As for the post office at Town Centre Mall, which has been plagued by too much available space for years, only a fear of political fallout kept the sorely tempted PLP from taking the same action, a fact many of us were aware of and now is in the public domain. If I’m not mistaken, the FNM got a better per square foot rate.

The underlying problem is not with the individual, in this case Brent Symonette. It is Bahamians’ resentment of success, particularly if that success had a head start. If we continue to hold success against people, our hypocrisy will be to our detriment for we will be asking only those who can’t make it in a competitive economy to have the courage to step into politics. And then we wind up with professional politicians who can do little else but hang on to the seat they hold.

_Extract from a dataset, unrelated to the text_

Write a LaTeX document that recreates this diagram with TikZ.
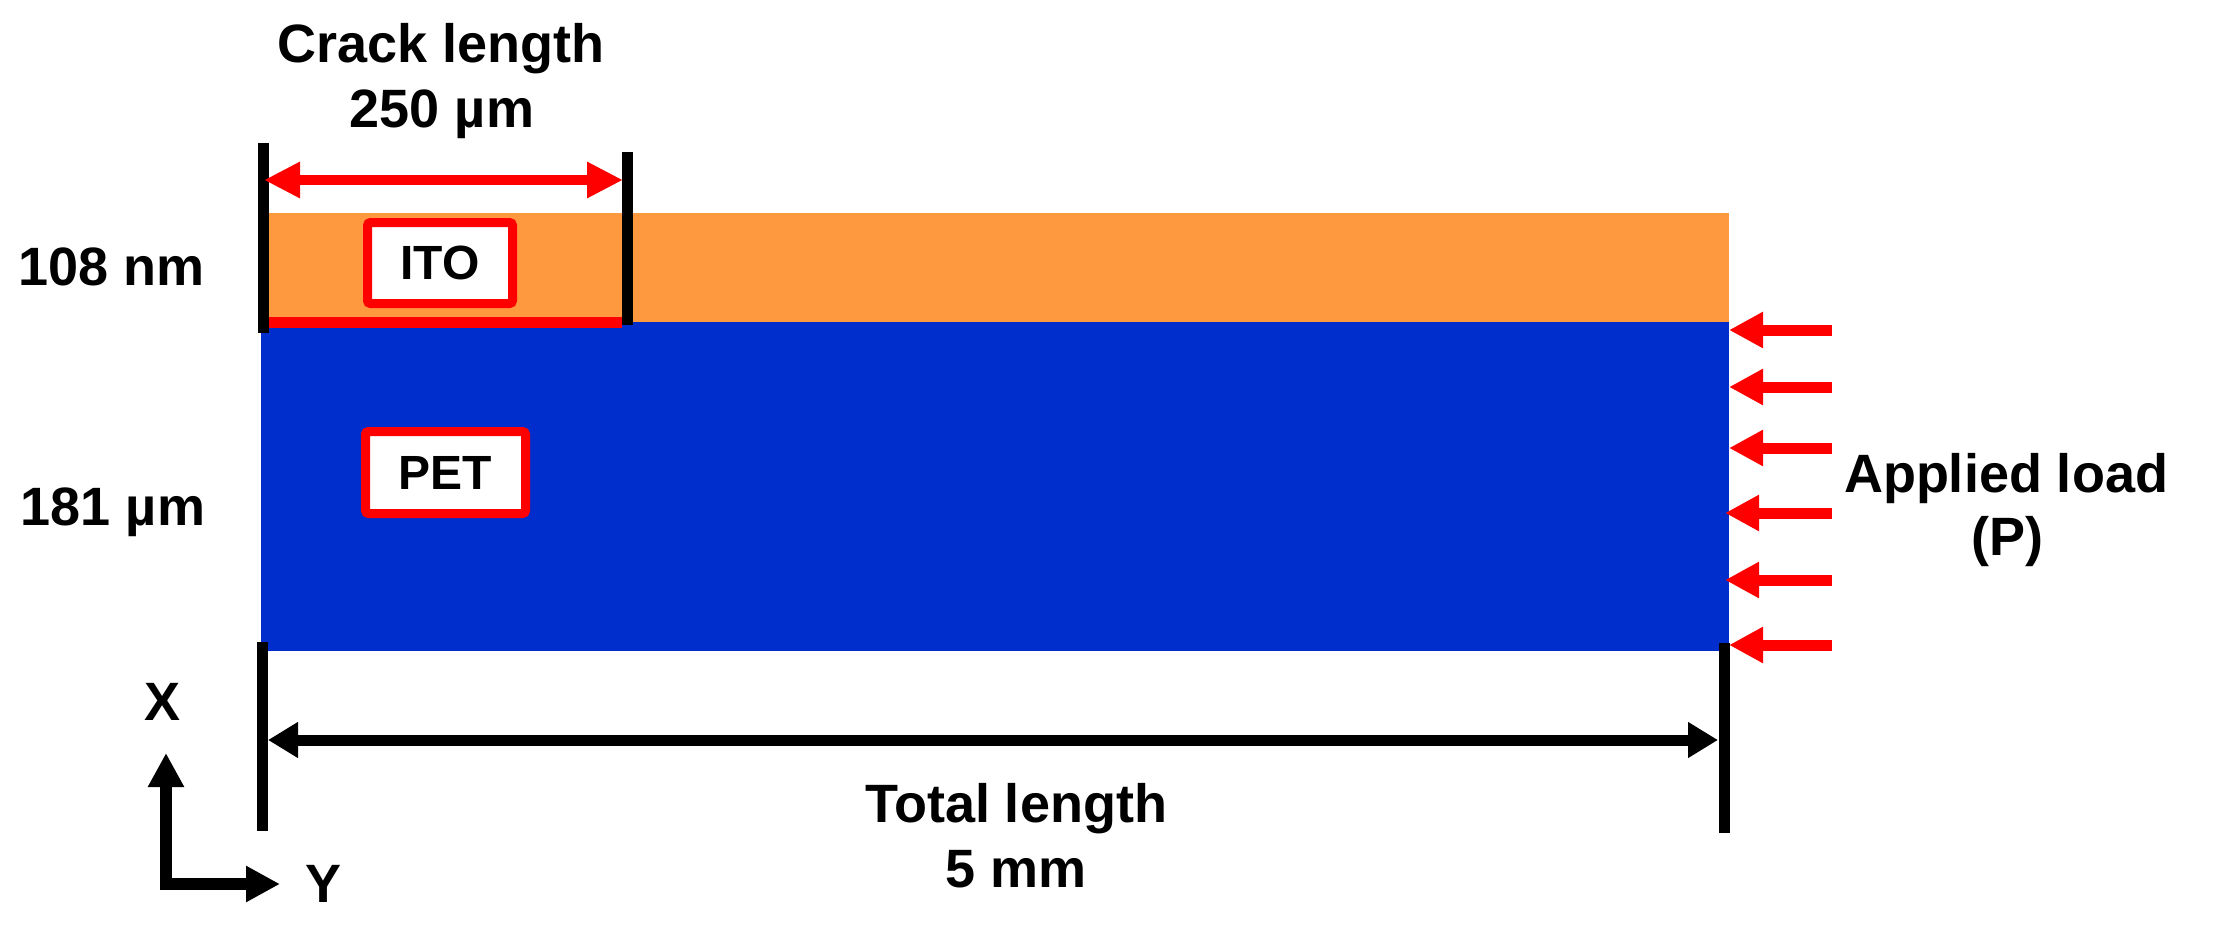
\documentclass[tikz,border=0pt]{standalone}
\usepackage{fontspec}
\setmainfont{Liberation Sans}
\usetikzlibrary{arrows.meta}
\definecolor{itoorange}{RGB}{255,153,64}
\definecolor{petblue}{RGB}{0,46,204}
\begin{document}
\begin{tikzpicture}[x=0.5pt,y=-0.5pt,
  lbl/.style={font=\fontsize{27}{32}\selectfont\bfseries, inner sep=0pt, anchor=base},
  tag/.style={draw=red, line width=4.5pt, fill=white, inner sep=0pt,
    font=\fontsize{24}{28}\selectfont\bfseries, rounded corners=1.5pt},
  tick/.style={line width=5.5pt, black},
  redarr/.style={red, line width=5.5pt, -{Triangle[length=17pt,width=17pt]}},
  dimred/.style={red, line width=5pt, {Triangle[length=18pt,width=17pt]}-{Triangle[length=18pt,width=17pt]}},
  dimblack/.style={black, line width=5.5pt, {Triangle[length=15pt,width=17pt]}-{Triangle[length=15pt,width=17pt]}},
  axisarr/.style={black, line width=6pt, miter limit=10, {Triangle[length=17pt,width=17pt]}-{Triangle[length=17pt,width=17pt]}}
]
\useasboundingbox (0,0) rectangle (2217,926);

% layers
\fill[itoorange] (261,213) rectangle (1729,322);
\fill[petblue] (261,322) rectangle (1729,651);

% crack line
\coordinate (c1) at (261,322.5);
\coordinate (c2) at (622,322.5);
\draw[red, line width=5.5pt] (c1) -- (c2);

% ticks
\coordinate (tl1) at (263,143); \coordinate (tl2) at (263,333);
\coordinate (tr1) at (627,152); \coordinate (tr2) at (627,325);
\coordinate (bl1) at (262,642); \coordinate (bl2) at (262,831);
\coordinate (br1) at (1724,643); \coordinate (br2) at (1724,833);
\draw[tick] (tl1) -- (tl2);
\draw[tick] (tr1) -- (tr2);
\draw[tick] (bl1) -- (bl2);
\draw[tick] (br1) -- (br2);

% crack dimension
\coordinate (ca) at (264,180);
\coordinate (cb) at (623,180);
\draw[dimred] (ca) -- (cb);
\node[lbl] (crack1) at (441,62) {Crack length};
\node[lbl] (crack2) at (442,127) {250 µm};

% total dimension
\coordinate (ta) at (268,740);
\coordinate (tb) at (1718,740);
\draw[dimblack] (ta) -- (tb);
\node[lbl] (tot1) at (1016,822) {Total length};
\node[lbl] (tot2) at (1016,887) {5 mm};

% material tags
\node[tag, minimum width=72.5pt, minimum height=40.5pt] (ito) at (440,263) {ITO};
\node[tag, minimum width=80pt, minimum height=41pt] (pet) at (445.5,472.5) {PET};

% thickness labels
\node[lbl] (t108) at (112,285) {108 nm};
\node[lbl] (t181) at (113,525) {181 µm};

% applied load arrows
\foreach \i/\y/\t in {1/330/1729, 2/387/1729, 3/448/1729, 4/513/1725, 5/580/1725, 6/645/1729} {
  \coordinate (ls\i) at (1832,\y);
  \coordinate (le\i) at (\t,\y);
  \draw[redarr] (ls\i) -- (le\i);
}
\node[lbl] (load1) at (2006,492) {Applied load};
\node[lbl] (load2) at (2007,555) {(P)};

% axes
\coordinate (ax) at (166,753);
\coordinate (ao) at (166,884);
\coordinate (ay) at (280,884);
\draw[axisarr] (ax) -- (ao) -- (ay);
\node[lbl] (xl) at (163,720) {X};
\node[lbl] (yl) at (324,902) {Y};
\end{tikzpicture}
\end{document}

Mr Symonette was the brave one. He walked into the fray and brought his business acumen with him. Most of his peers chose not to. And because he did, he suffered the consequences, the endless unspoken questions, What’s in it for him? Does he want more money than he already has?

The Bahamian people must ask themselves, “Which road do we take, clinging with resentment to a past created by our ancestors or reaching out to a future we can mold with talent available in our present?” On a personal level, I thank Brent Symonette for his service and wish him years of relaxation and enjoyment in the Bahamas he loves. In time, he will make the perfect Governor General.

There’s a phobia for that

The world is filled with phobias and, in fact, you can find a phobia for just about anything except fear of success which only goes by the name Jonah’s complex after the biblical connotation. Among the strangest of all phobias are automatonophobia, fear of ventriloquist dummies or wax statues, and spectrophobia, fear of looking at one’s reflection in the mirror. And I thought that was just called avoiding reality.

A towering disgrace

Improvements to the port and to downtown Nassau can’t come soon enough. Here is the view cruise passengers get on arrival, the port control tower with all its bright yellow paint, sharp green trim and a roof that has obviously seen better days. Surely, we can do better than this. Shame, shame on us.